Monday, December 10, 2012

Global Haircutting Experience – Part 4

United Kingdom - England
Price: £4-£6 (INR 320 - INR 560) excluding a tip (2006-2012 prices)

Probably the last of the series under this topic on my blog – unless I visit another country! Having donated my locks of hair for years in India and then having cut it in US and Norway I have had a chance to have this experience in England as well.

I have been visiting England as a tourist since 2006. However, since 2011, I have been deputed for work on an official assignment.  Over these trips, I have had my haircut in London on numerous occasions and also in Leeds. The price I have paid for these haircuts is somewhere between £ 4 and £ 6 per hair cut session (excluding any tip which is around £ 0.50 to £ 1.00).  Because Britain has been open to immigration for years (prior to 2010), the influx of Asians, Iranians and African’s makes it a very price competitive market.

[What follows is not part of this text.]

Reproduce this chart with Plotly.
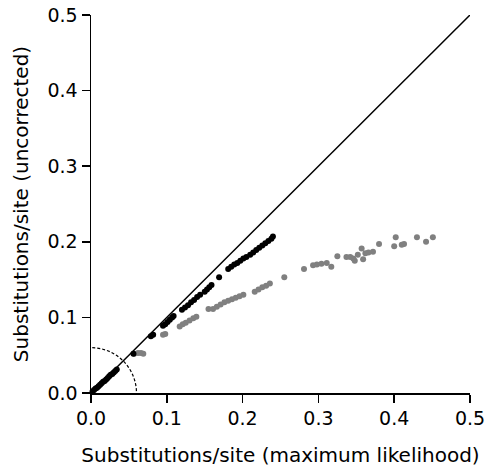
import plotly.graph_objects as go

# Black series (near-diagonal)
black_x = [0.002, 0.004, 0.006, 0.008, 0.010, 0.012, 0.014, 0.016, 0.018, 0.020, 0.022, 0.024,
           0.026, 0.028, 0.030, 0.032, 0.034,
           0.056, 0.079, 0.082,
           0.095, 0.098, 0.101, 0.104, 0.107, 0.109,
           0.120, 0.124, 0.128, 0.132, 0.136, 0.140, 0.144,
           0.150, 0.153, 0.156, 0.159,
           0.169,
           0.181, 0.185, 0.189, 0.193, 0.197, 0.201, 0.205,
           0.210, 0.214, 0.218, 0.222, 0.226, 0.230, 0.234, 0.238, 0.240]
black_y = [0.002, 0.004, 0.006, 0.007, 0.009, 0.011, 0.013, 0.015, 0.016, 0.018, 0.020, 0.022,
           0.024, 0.025, 0.027, 0.029, 0.031,
           0.052, 0.075, 0.077,
           0.089, 0.091, 0.094, 0.097, 0.100, 0.102,
           0.110, 0.113, 0.116, 0.120, 0.123, 0.127, 0.130,
           0.134, 0.137, 0.140, 0.143,
           0.153,
           0.164, 0.167, 0.170, 0.172, 0.175, 0.178, 0.180,
           0.183, 0.186, 0.189, 0.192, 0.195, 0.198, 0.201, 0.204, 0.207]

# Gray series (curving away)
gray_x = [0.057, 0.062, 0.066, 0.069,
          0.095, 0.098,
          0.117, 0.121, 0.125, 0.130, 0.135, 0.139,
          0.155,
          0.161, 0.166, 0.171, 0.176, 0.181, 0.186, 0.191, 0.196, 0.201,
          0.216, 0.221, 0.226, 0.231, 0.236,
          0.255, 0.281,
          0.293, 0.298, 0.304, 0.311,
          0.317, 0.325,
          0.337, 0.342, 0.346, 0.348, 0.352, 0.357, 0.359, 0.362, 0.366, 0.372,
          0.380,
          0.400, 0.402, 0.410, 0.413,
          0.430, 0.442, 0.451]
gray_y = [0.052, 0.053, 0.053, 0.052,
          0.077, 0.078,
          0.088, 0.091, 0.093, 0.096, 0.099, 0.101,
          0.111,
          0.111, 0.114, 0.117, 0.120, 0.122, 0.124, 0.126, 0.128, 0.130,
          0.134, 0.137, 0.140, 0.142, 0.145,
          0.153, 0.164,
          0.169, 0.170, 0.171, 0.172,
          0.167, 0.181,
          0.180, 0.180, 0.178, 0.175, 0.183, 0.191, 0.177, 0.185, 0.186, 0.187,
          0.197,
          0.194, 0.206, 0.196, 0.197,
          0.206, 0.200, 0.206]

tick_vals = [0.0, 0.1, 0.2, 0.3, 0.4, 0.5]
tick_text = ["0.0", "0.1", "0.2", "0.3", "0.4", "0.5"]
arc_radius = 0.06

fig = go.Figure()
fig.add_trace(go.Scatter(x=gray_x, y=gray_y, mode="markers",
                         marker=dict(color="#808080", size=6), showlegend=False, cliponaxis=False))
fig.add_trace(go.Scatter(x=black_x, y=black_y, mode="markers",
                         marker=dict(color="#000000", size=6), showlegend=False, cliponaxis=False))

fig.add_shape(type="line", x0=0, y0=0, x1=0.5, y1=0.5, xref="x", yref="y",
              line=dict(color="black", width=1.5))
fig.add_shape(type="circle", x0=-arc_radius, y0=-arc_radius, x1=arc_radius, y1=arc_radius,
              xref="x", yref="y", line=dict(color="black", width=1.2, dash="3px,2px"))

tick_font = dict(family="DejaVu Sans, sans-serif", size=19, color="black")
title_font = dict(family="DejaVu Sans, sans-serif", size=20, color="black")
axis_common = dict(range=[0, 0.5], showline=True, linecolor="black", linewidth=1.5,
                   ticks="outside", ticklen=8, tickwidth=1.5, tickcolor="black",
                   tickvals=tick_vals, ticktext=tick_text, showgrid=False, zeroline=False,
                   tickfont=tick_font, automargin=False)

fig.update_layout(
    width=487, height=467,
    margin=dict(l=91, r=17, t=15, b=74),
    plot_bgcolor="white", paper_bgcolor="white",
    font=tick_font,
    xaxis=dict(**axis_common,
               title=dict(text="Substitutions/site (maximum likelihood)", font=title_font, standoff=19)),
    yaxis=dict(**axis_common, ticklabelstandoff=0,
               title=dict(text="Substitutions/site (uncorrected)", font=title_font, standoff=13)),
)

fig.write_html("out.html",
               config={"displayModeBar": False, "staticPlot": True},
               post_script="document.body.style.margin='0';document.body.style.overflow='hidden';")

In London, my first few experiences have been at the salon on the High Street just before the junction of Ealing Road and High Street in Wembley. The hairdressing salon with a signboard of Irfan is quiet prominent amongst other signboards that may well make you feel you are in India. Signboards like “Chennai Dosa”, “Bank of Baroda” donning the entrance of these Indian bastions may make a local Englishman feel like an outsider! Irfan typically has hairdressers from Pakistan/ border of Afghanistan and Pakistan or from Afghanistan who have sought asylum in England. With typical Bollywood music playing in the background and conversation in broken Hindi with Urdu influence,  you doesn’t feel you are in a foreign country when you close your eyes as the scissors go – click, click!

In Leeds, I have been able to find another cheap hair dressing salon – right next to a Persian restaurant in the city centre.  An African man does a good service of cutting your tresses for not more than £6. With conversations spanning London Olympics and other sports and travel around the world – I have fond memories of having visited him for 2-3 times.

Early this month, I was literally forced onto having a haircut in London (though I knew long before I needed one, but was just plain lazy!) by my sister. Since my wife is in India and my work was taking me more often to London, I had crashed into my sisters & brother-in-laws for over a week. Early December, I spotted a hairdressing salon on Wembley Plaza, right outside Wembley Central station which proudly proclaimed to cut your tresses for £3.99/- under the name of “Satish Haircut”. I was a tad circumspect if the low price had something more suspicious about it. After running it past my brother – in-law to get his local expertise, I decided to take a risk. Satish hairdressers welcomed me and thankfully – there was no waiting time at 5.00 pm on a cold Tuesday evening. Satish’s cell phone was playing Kumar Sanu songs from the Bollywood movies of the 1990’s in the background. I explained to him in plain Hindi (like we do in India) on what needs to be done, closed my eyes and went into a trance feeling i was in India – thanks to the music and an Indian guy around. In about 20-25 mins I was down a few white and black hairs off my head and got closer to the haircut I always wanted so badly while abroad, but never got. My tip justified my satisfaction for sure! Thanks Satish – if I happen to come next time – all my tresses are to be cut by yours truly! Thanks for the Gujarati conversation in the background you were having with your other colleague; I could well have been in Ghatkopar, Mumbai in India that in Wembley, England that chill December evening! Home away from home!

Having a hair cut is the cheapest in England, outside of India – if you know where to look for – especially Asian/ African dominated areas. Even while I was in Norway, whenever I used to visit England, I planned my haircuts to ensure those £7-£ 10 were saved - eventually to be splurged in something else which was much more trivial!